Über den Einsatz in Syrien hat sich Erdoğan auch mit US-Präsident Barack Obama ausgetauscht. Der türkische Präsident bekräftigte dabei, dass die Vereinigten Staaten und die Türkei zu einer gemeinsamen Haltung gegenüber Terror finden müssten. Erdogan warnte vor einer Unterscheidung zwischen "guten Terroristen" und "schlechten" - jeglicher Terrorismus sei schlecht.

Obama hat seinerseits versprochen, dass die Verantwortlichen des Putschversuchs "zur Rechenschaft gezogen" würden. Das würde die US-Regierung unter Kooperation der eigenen Behörden sicherstellen.

Zwischen Washington und Ankara bestehen Differenzen über die Rolle kurdischer Kämpfer, die in Syrien gegen den IS vorgehen.
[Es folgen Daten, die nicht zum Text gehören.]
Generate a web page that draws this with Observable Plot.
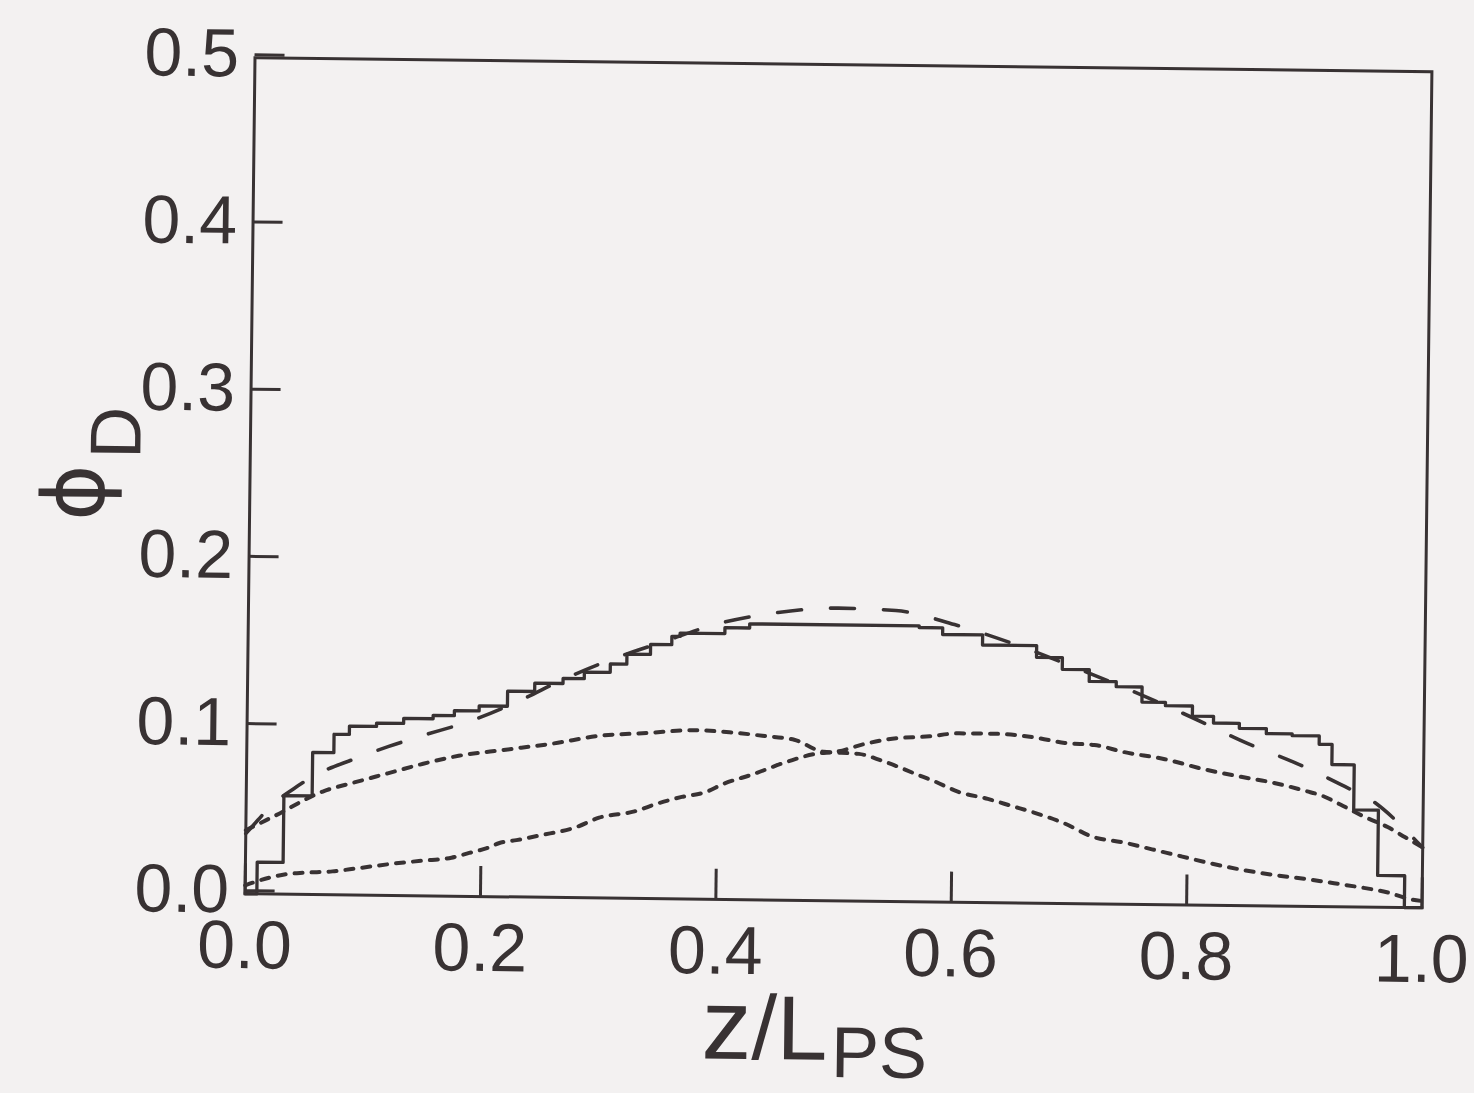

Von den USA unterstützte Kurden waren im Kampf gegen Terroristen erfolgreich. Die Türkei will verhindern, dass die Kurden ein zusammenhängendes Gebiet an der türkischen Grenze erobern und es zum autonomen Gebiet erklären. Die Türkei sieht dadurch die nationale Sicherheit bedroht. Sie fordert von den USA außerdem die Auslieferung des Predigers Fethullah Gülen. Die Regierung in Ankara hält Gülen für einen der Drahtzieher hinter dem Putschversuch.